(Directive): Please transcribe the data below exactly. Leave the pictures out.

(Given data):
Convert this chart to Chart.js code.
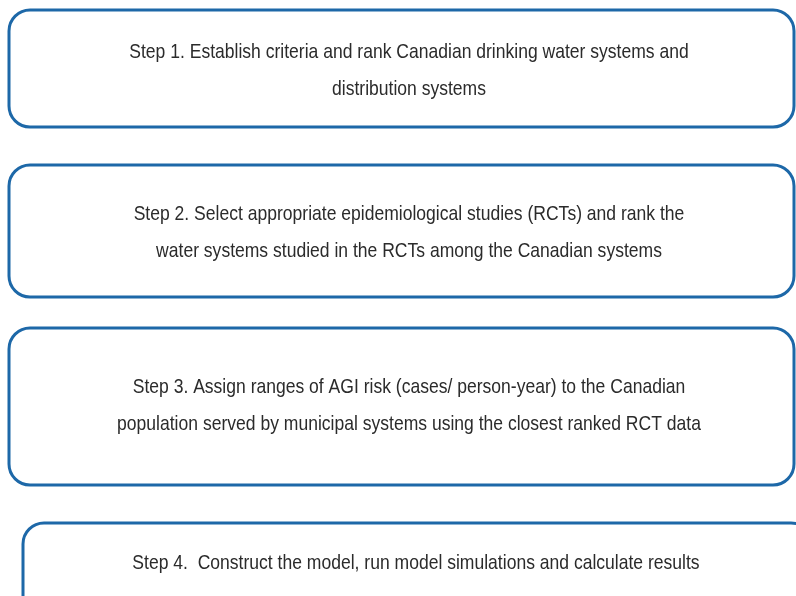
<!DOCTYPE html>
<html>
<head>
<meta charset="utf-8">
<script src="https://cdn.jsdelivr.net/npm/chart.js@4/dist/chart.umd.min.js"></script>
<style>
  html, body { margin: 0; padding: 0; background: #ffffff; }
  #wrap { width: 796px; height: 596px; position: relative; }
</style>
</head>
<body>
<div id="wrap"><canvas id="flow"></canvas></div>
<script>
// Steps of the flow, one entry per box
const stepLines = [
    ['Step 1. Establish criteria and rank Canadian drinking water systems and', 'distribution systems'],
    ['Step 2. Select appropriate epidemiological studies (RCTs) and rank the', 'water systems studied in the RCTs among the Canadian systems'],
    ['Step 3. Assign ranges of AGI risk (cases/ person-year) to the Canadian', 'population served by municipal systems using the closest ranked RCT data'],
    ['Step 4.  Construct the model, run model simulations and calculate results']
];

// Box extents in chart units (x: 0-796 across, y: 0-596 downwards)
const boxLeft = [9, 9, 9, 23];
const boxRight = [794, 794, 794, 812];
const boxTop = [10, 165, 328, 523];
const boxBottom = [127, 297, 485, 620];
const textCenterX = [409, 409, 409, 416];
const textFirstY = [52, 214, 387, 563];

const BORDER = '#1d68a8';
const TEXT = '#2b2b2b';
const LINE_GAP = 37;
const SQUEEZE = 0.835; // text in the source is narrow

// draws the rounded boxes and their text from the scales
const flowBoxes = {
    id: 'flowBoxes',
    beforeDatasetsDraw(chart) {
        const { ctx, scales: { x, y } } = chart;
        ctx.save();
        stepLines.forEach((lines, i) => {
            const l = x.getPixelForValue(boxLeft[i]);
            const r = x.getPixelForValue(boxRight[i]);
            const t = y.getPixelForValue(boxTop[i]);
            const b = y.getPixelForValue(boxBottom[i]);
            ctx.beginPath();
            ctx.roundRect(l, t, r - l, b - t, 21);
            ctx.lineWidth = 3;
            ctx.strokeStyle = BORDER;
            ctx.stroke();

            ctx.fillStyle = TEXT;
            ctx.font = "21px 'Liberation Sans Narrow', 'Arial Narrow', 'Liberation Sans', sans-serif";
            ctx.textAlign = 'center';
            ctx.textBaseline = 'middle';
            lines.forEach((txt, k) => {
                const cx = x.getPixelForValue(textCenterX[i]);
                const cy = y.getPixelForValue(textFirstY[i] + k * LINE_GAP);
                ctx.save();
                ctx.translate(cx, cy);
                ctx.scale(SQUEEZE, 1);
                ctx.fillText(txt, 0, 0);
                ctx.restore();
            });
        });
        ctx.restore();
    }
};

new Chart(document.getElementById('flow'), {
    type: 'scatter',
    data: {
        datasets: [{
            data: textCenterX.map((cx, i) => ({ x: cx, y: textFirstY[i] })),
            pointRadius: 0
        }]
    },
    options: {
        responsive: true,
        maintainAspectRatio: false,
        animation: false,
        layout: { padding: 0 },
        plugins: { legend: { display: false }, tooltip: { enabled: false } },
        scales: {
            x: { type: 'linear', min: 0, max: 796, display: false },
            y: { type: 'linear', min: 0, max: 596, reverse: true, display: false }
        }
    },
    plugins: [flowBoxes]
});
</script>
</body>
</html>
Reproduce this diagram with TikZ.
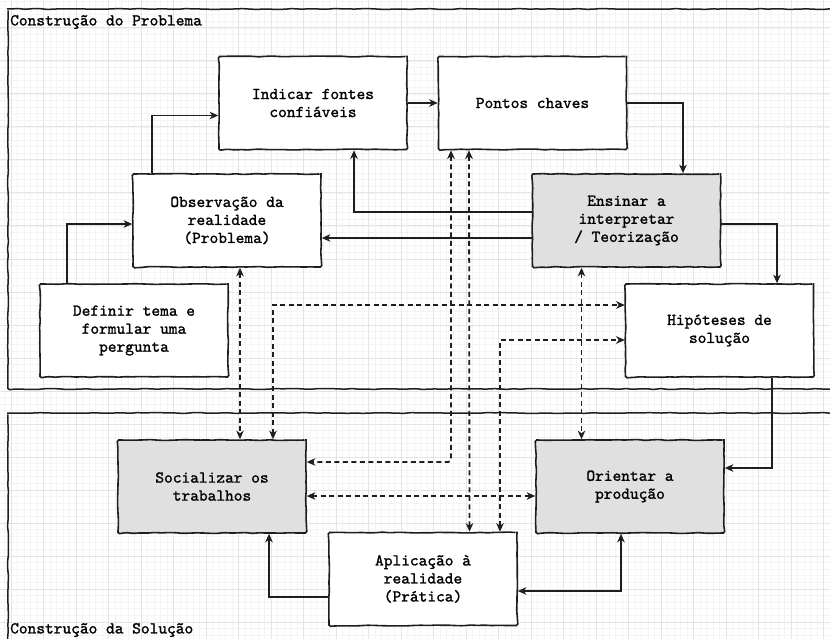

(Solved problem):
Convert this chart to Chart.js code.
<!DOCTYPE html>
<html>
<head>
<meta charset="utf-8">
<script src="https://cdn.jsdelivr.net/npm/chart.js@4/dist/chart.umd.min.js"></script>
<style>
  html, body { margin: 0; padding: 0; background: #ffffff; }
  #wrap { width: 796px; height: 596px; position: relative; }
</style>
</head>
<body>
<div id="wrap"><canvas id="flow"></canvas></div>
<script>
// Steps of the flow, one entry per box
const stepLines = [
    ['Step 1. Establish criteria and rank Canadian drinking water systems and', 'distribution systems'],
    ['Step 2. Select appropriate epidemiological studies (RCTs) and rank the', 'water systems studied in the RCTs among the Canadian systems'],
    ['Step 3. Assign ranges of AGI risk (cases/ person-year) to the Canadian', 'population served by municipal systems using the closest ranked RCT data'],
    ['Step 4.  Construct the model, run model simulations and calculate results']
];

// Box extents in chart units (x: 0-796 across, y: 0-596 downwards)
const boxLeft = [9, 9, 9, 23];
const boxRight = [794, 794, 794, 812];
const boxTop = [10, 165, 328, 523];
const boxBottom = [127, 297, 485, 620];
const textCenterX = [409, 409, 409, 416];
const textFirstY = [52, 214, 387, 563];

const BORDER = '#1d68a8';
const TEXT = '#2b2b2b';
const LINE_GAP = 37;
const SQUEEZE = 0.835; // text in the source is narrow

// draws the rounded boxes and their text from the scales
const flowBoxes = {
    id: 'flowBoxes',
    beforeDatasetsDraw(chart) {
        const { ctx, scales: { x, y } } = chart;
        ctx.save();
        stepLines.forEach((lines, i) => {
            const l = x.getPixelForValue(boxLeft[i]);
            const r = x.getPixelForValue(boxRight[i]);
            const t = y.getPixelForValue(boxTop[i]);
            const b = y.getPixelForValue(boxBottom[i]);
            ctx.beginPath();
            ctx.roundRect(l, t, r - l, b - t, 21);
            ctx.lineWidth = 3;
            ctx.strokeStyle = BORDER;
            ctx.stroke();

            ctx.fillStyle = TEXT;
            ctx.font = "21px 'Liberation Sans Narrow', 'Arial Narrow', 'Liberation Sans', sans-serif";
            ctx.textAlign = 'center';
            ctx.textBaseline = 'middle';
            lines.forEach((txt, k) => {
                const cx = x.getPixelForValue(textCenterX[i]);
                const cy = y.getPixelForValue(textFirstY[i] + k * LINE_GAP);
                ctx.save();
                ctx.translate(cx, cy);
                ctx.scale(SQUEEZE, 1);
                ctx.fillText(txt, 0, 0);
                ctx.restore();
            });
        });
        ctx.restore();
    }
};

new Chart(document.getElementById('flow'), {
    type: 'scatter',
    data: {
        datasets: [{
            data: textCenterX.map((cx, i) => ({ x: cx, y: textFirstY[i] })),
            pointRadius: 0
        }]
    },
    options: {
        responsive: true,
        maintainAspectRatio: false,
        animation: false,
        layout: { padding: 0 },
        plugins: { legend: { display: false }, tooltip: { enabled: false } },
        scales: {
            x: { type: 'linear', min: 0, max: 796, display: false },
            y: { type: 'linear', min: 0, max: 596, reverse: true, display: false }
        }
    },
    plugins: [flowBoxes]
});
</script>
</body>
</html>
Reproduce this diagram with TikZ.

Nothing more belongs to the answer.